FCW: You write that mass collaboration, which is the basis of wikinomics, is no panacea. What are the upsides and downsides that you’ve identified?

TAPSCOTT: Mass collaboration enables any organization to get access to the uniquely qualified minds that can solve problems. So say I’m a governor and I’ve got to get hundreds of trillions of gallons of water out of a flooded city. I want to do it in a week because I know that using conventional pump technology would take six weeks. The Web lowers collaboration costs and lets you find that uniquely qualified mind.

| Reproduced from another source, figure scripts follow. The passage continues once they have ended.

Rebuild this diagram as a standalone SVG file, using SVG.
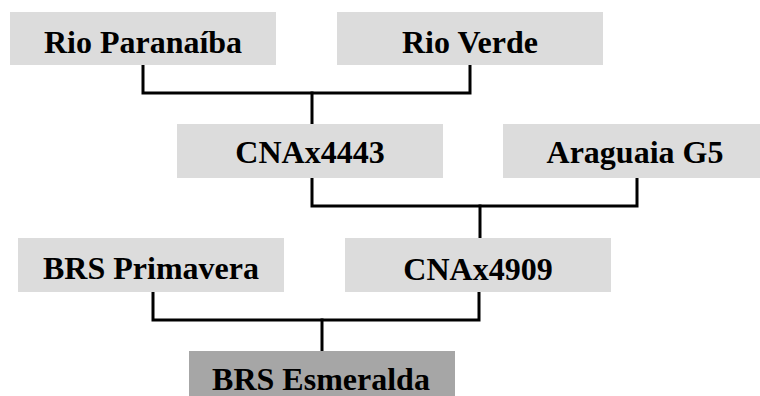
<svg xmlns="http://www.w3.org/2000/svg" width="760" height="396" viewBox="0 0 760 396">
<style>
.box{fill:#dcdcdc}
.dark{fill:#a6a6a6}
.lbl{font-family:"Liberation Serif","Times New Roman",serif;font-weight:bold;font-size:32px;fill:#000;text-anchor:middle}
.conn{fill:none;stroke:#000;stroke-width:3;stroke-linejoin:miter;stroke-linecap:square}
</style>
<rect width="760" height="396" fill="#fff"/>
<g id="connectors">
<path class="conn" d="M143,66 V93 H470 V66"/>
<path class="conn" d="M312,93 V123"/>
<path class="conn" d="M312,179 V206 H637 V179"/>
<path class="conn" d="M480,206 V237"/>
<path class="conn" d="M153,293 V320 H479 V293"/>
<path class="conn" d="M322,320 V350"/>
</g>
<g id="rio-paranaiba"><rect class="box" x="10" y="12" width="266" height="53"/><text class="lbl" x="143" y="53">Rio Paranaíba</text></g>
<g id="rio-verde"><rect class="box" x="337" y="12" width="266" height="53"/><text class="lbl" x="470" y="53">Rio Verde</text></g>
<g id="cnax4443"><rect class="box" x="177" y="124" width="266" height="54"/><text class="lbl" x="310" y="163">CNAx4443</text></g>
<g id="araguaia-g5"><rect class="box" x="503" y="124" width="266" height="54"/><text class="lbl" x="635" y="163">Araguaia G5</text></g>
<g id="brs-primavera"><rect class="box" x="18" y="238" width="266" height="54"/><text class="lbl" x="151" y="279">BRS Primavera</text></g>
<g id="cnax4909"><rect class="box" x="345" y="238" width="266" height="54"/><text class="lbl" x="478" y="280">CNAx4909</text></g>
<g id="brs-esmeralda"><rect class="dark" x="189" y="351" width="266" height="50"/><text class="lbl" x="321" y="390">BRS Esmeralda</text></g>
</svg>
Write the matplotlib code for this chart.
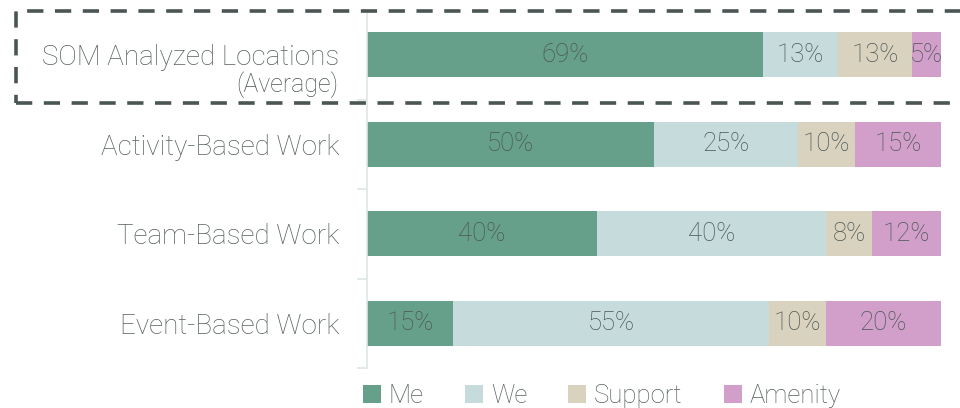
import matplotlib
matplotlib.use("Agg")
import matplotlib.pyplot as plt
from matplotlib.patches import Rectangle, Patch

categories = ["SOM Analyzed Locations", "Activity-Based Work", "Team-Based Work", "Event-Based Work"]
series = ["Me", "We", "Support", "Amenity"]
me = [69, 50, 40, 15]
we = [13, 25, 40, 55]
support = [13, 10, 8, 10]
amenity = [5, 15, 12, 20]

colors = ["#67a08a", "#c5dbdc", "#d9d2bf", "#d19fca"]
text_color = "#4b5654"
label_color = "#56615e"

plt.rcParams["font.family"] = ["Roboto", "DejaVu Sans"]
plt.rcParams["font.weight"] = "light"

fig = plt.figure(figsize=(9.6, 4.08), dpi=100)
ax = fig.add_axes([367 / 960, 40 / 408, 574 / 960, 358 / 408])

y = list(range(len(categories)))
left = [0] * len(categories)
for name, vals, col in zip(series, [me, we, support, amenity], colors):
    bars = ax.barh(y, vals, left=left, height=0.5, color=col, label=name)
    for b, v in zip(bars, vals):
        ax.text(b.get_x() + b.get_width() / 2, b.get_y() + b.get_height() / 2,
                f"{v}%", ha="center", va="center", fontsize=18.5,
                color=text_color)
    left = [l + v for l, v in zip(left, vals)]

ax.set_xlim(0, 100)
ax.set_ylim(3.5, -0.5)
ax.set_xticks([])
ax.set_yticks(y)
ax.set_yticklabels(categories, fontsize=20, color=label_color)
ax.tick_params(axis="y", which="major", length=0, pad=20)
ax.set_yticks([0.5, 1.5, 2.5, 3.5], minor=True)
ax.tick_params(axis="y", which="minor", length=7, width=1.2, color="#dfe6e4")
for s in ["top", "right", "bottom"]:
    ax.spines[s].set_visible(False)
ax.spines["left"].set_color("#dfe6e4")
ax.spines["left"].set_linewidth(1.2)

# subtitle under the average row label
ax.text(-0.049, 0.33, "(Average)", transform=ax.get_yaxis_transform(),
        ha="right", va="center", fontsize=18, color=text_color)

# dashed frame around the average row
frame = Rectangle((16 / 960, (408 - 103) / 408), 1.0, 92 / 408,
                  transform=fig.transFigure, fill=False, edgecolor="#4b5654",
                  linewidth=2.6, linestyle=(0, (4.5, 3.2)), clip_on=False)
fig.patches.append(frame)

handles = [Patch(facecolor=c, edgecolor="none") for c in colors]
fig.legend(handles, series, loc="center left", bbox_to_anchor=(340 / 960, 12 / 408),
           ncol=4, frameon=False, fontsize=18.5, handlelength=0.7, handleheight=0.7,
           handletextpad=0.3, columnspacing=1.6, labelcolor=label_color)

fig.savefig("out.png", dpi=100)
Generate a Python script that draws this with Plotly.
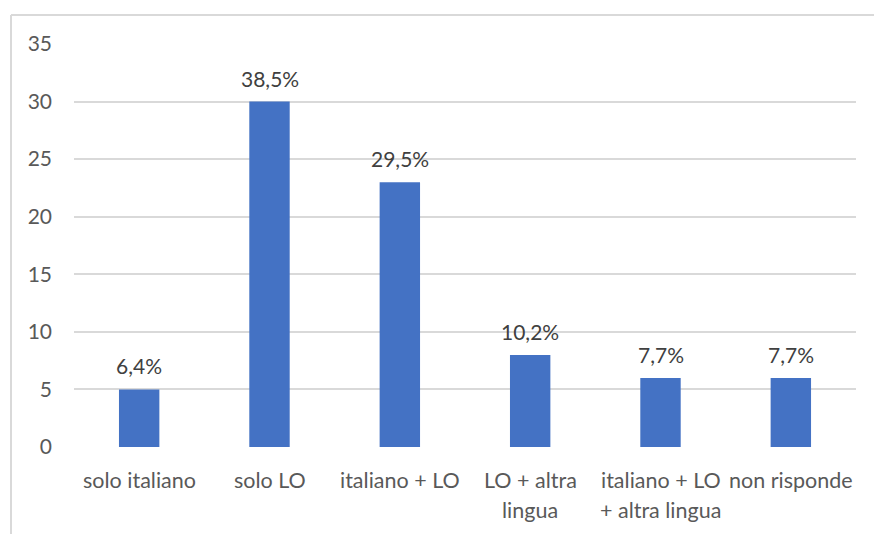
import plotly.graph_objects as go

categories = ["solo italiano", "solo LO", "italiano + LO", "LO + altra\nlingua",
              "italiano + LO\n+ altra lingua", "non risponde"]
values = [5, 30, 23, 8, 6, 6]
pct_labels = ["6,4%", "38,5%", "29,5%", "10,2%", "7,7%", "7,7%"]
y_ticks = [0, 5, 10, 15, 20, 25, 30, 35]

FONT = "Lato, Carlito, Calibri, sans-serif"
xs = list(range(len(categories)))

fig = go.Figure()
fig.add_trace(go.Bar(x=xs, y=values, marker=dict(color="#4472C4", line=dict(width=0)),
                     width=0.31, hoverinfo="skip"))

annotations = []
for x, v, t in zip(xs, values, pct_labels):
    annotations.append(dict(x=x, y=v, xref="x", yref="y", text=t, showarrow=False,
                            yanchor="bottom", yshift=9,
                            font=dict(family=FONT, size=21, color="#404040")))
for x, cat in zip(xs, categories):
    for i, line in enumerate(cat.split("\n")):
        annotations.append(dict(x=x, y=0, xref="x", yref="y", text=line, showarrow=False,
                                yanchor="middle", yshift=-33 - 30 * i,
                                font=dict(family=FONT, size=21.5, color="#595959")))

W, H = 874, 534
ml, mr, mt, mb = 74, 18, 44, 87
pw, ph = W - ml - mr, H - mt - mb
def px_x(p):
    return (p - ml) / pw
def px_y(p):
    return 1 - (p - mt) / ph

fig.update_layout(
    width=W, height=H,
    margin=dict(l=ml, r=mr, t=mt, b=mb),
    paper_bgcolor="white", plot_bgcolor="white",
    showlegend=False,
    font=dict(family=FONT, size=21, color="#595959"),
    xaxis=dict(range=[-0.5, len(categories) - 0.5], showticklabels=False,
               showgrid=False, zeroline=False, showline=False, ticks=""),
    yaxis=dict(range=[0, 35], tickvals=y_ticks, showgrid=True, gridcolor="#d9d9d9",
               gridwidth=1.5, zeroline=False, showline=False, ticks="",
               ticklabelstandoff=21,
               tickfont=dict(family=FONT, size=21, color="#595959")),
    annotations=annotations,
    shapes=[
        dict(type="line", xref="paper", yref="paper", x0=px_x(11), x1=px_x(W + 5),
             y0=px_y(15), y1=px_y(15), line=dict(color="#d9d9d9", width=2)),
        dict(type="line", xref="paper", yref="paper", x0=px_x(11), x1=px_x(11),
             y0=px_y(15), y1=px_y(H + 5), line=dict(color="#d9d9d9", width=2)),
    ],
)

fig.write_html("out.html")
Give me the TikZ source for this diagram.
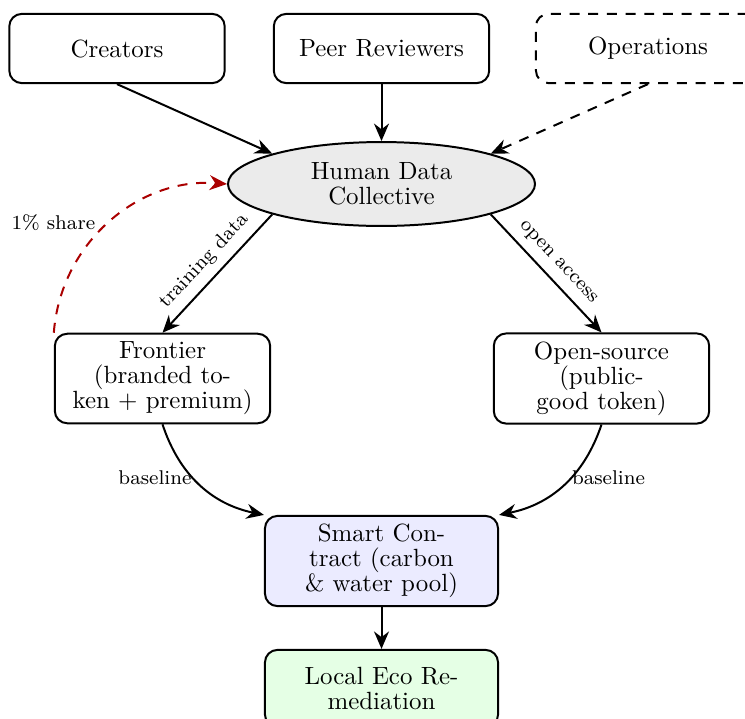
\documentclass[tikz,border=0pt]{standalone}
\usetikzlibrary{arrows.meta,shapes.geometric}
\definecolor{sharered}{RGB}{170,0,0}
\begin{document}
\begin{tikzpicture}[x=0.4016pt,y=0.4016pt,
  box/.style={draw, thick, rounded corners=5pt, minimum width=86.5pt, minimum height=27.8pt,
    align=center, inner sep=3.33pt, font=\fontsize{10pt}{10pt}\selectfont},
  hub/.style={draw, thick, ellipse, fill=black!8, minimum width=123.3pt, minimum height=33.7pt,
    align=center, inner sep=1pt, font=\fontsize{10pt}{10pt}\selectfont},
  flow/.style={thick, -{Stealth[length=7pt,width=6pt]}},
  dsh/.style={dash pattern=on 4pt off 3.5pt},
  lab/.style={font=\footnotesize},
]
\useasboundingbox (0,0) rectangle (745,-718);

\node[box] (cre) at (117,-48.5) {Creators};
\node[box] (peer) at (381.5,-48.5) {Peer Reviewers};
\node[box, dsh, minimum width=90pt] (ops) at (648,-48.5) {Operations};
\node[hub] (hdc) at (381.5,-184) {Human Data\\Collective};
\node[box] (fr) at (162.5,-378.5) {Frontier\\(branded to-\\ken + premium)};
\node[box] (os) at (601.5,-378.5) {Open-source\\(public-\\good token)};
\node[box, fill=blue!8, minimum width=93.6pt] (sc) at (381.5,-561) {Smart Con-\\tract (carbon\\\& water pool)};
\node[box, fill=green!10, minimum width=93.6pt, minimum height=31pt] (eco) at (381.5,-688.5) {Local Eco Re-\\mediation};

\draw[flow] (cre.south) -- (hdc.north west);
\draw[flow] (peer) -- (hdc);
\draw[flow, dsh] (ops.south) -- (hdc.north east);
\draw[flow] (hdc.south west) -- node[lab, above, sloped] {training data} (fr.north);
\draw[flow] (hdc.south east) -- node[lab, above, sloped] {open access} (os.north);
\draw[flow] (fr.south) to[bend right] node[lab, anchor=east, pos=0.47, inner sep=1.8pt, yshift=1.8pt] {baseline} (sc.north west);
\draw[flow] (os.south) to[bend left] node[lab, anchor=west, pos=0.47, inner sep=1.8pt, yshift=1.8pt] {baseline} (sc.north east);
\draw[flow] (sc) -- (eco);
\draw[flow, dsh, sharered] (fr.north west) to[bend left=45] node[lab, left=2pt, text=black] {1\% share} (hdc.west);
\end{tikzpicture}
\end{document}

 FCW: Then what are the downsides?

TAPSCOTT: Oh yes, the downsides. Not everyone has a uniquely qualified mind. There are lots of average people or below-average people. And what happens to them as the tonic of the marketplace gets brought to bear on every function within an organization because it’s less costly and easy now to find a capable person to do this or that outside the boundaries of the organization? Some people have said mass collaboration will lead to the complete unbundling of all kinds of entities and everybody being a free agent. I don’t see that happening.

The point here is that we need governments to protect people who are not so capable.

So there can be all kinds of downsides. But the biggest problem is that old paradigms die hard. And the way companies are getting into trouble today is not by moving too fast into mass collaboration. In industry after industry, you can see the old model being eclipsed by the new model. So the stakes are high for governments to somehow find the leadership to bring about similar change.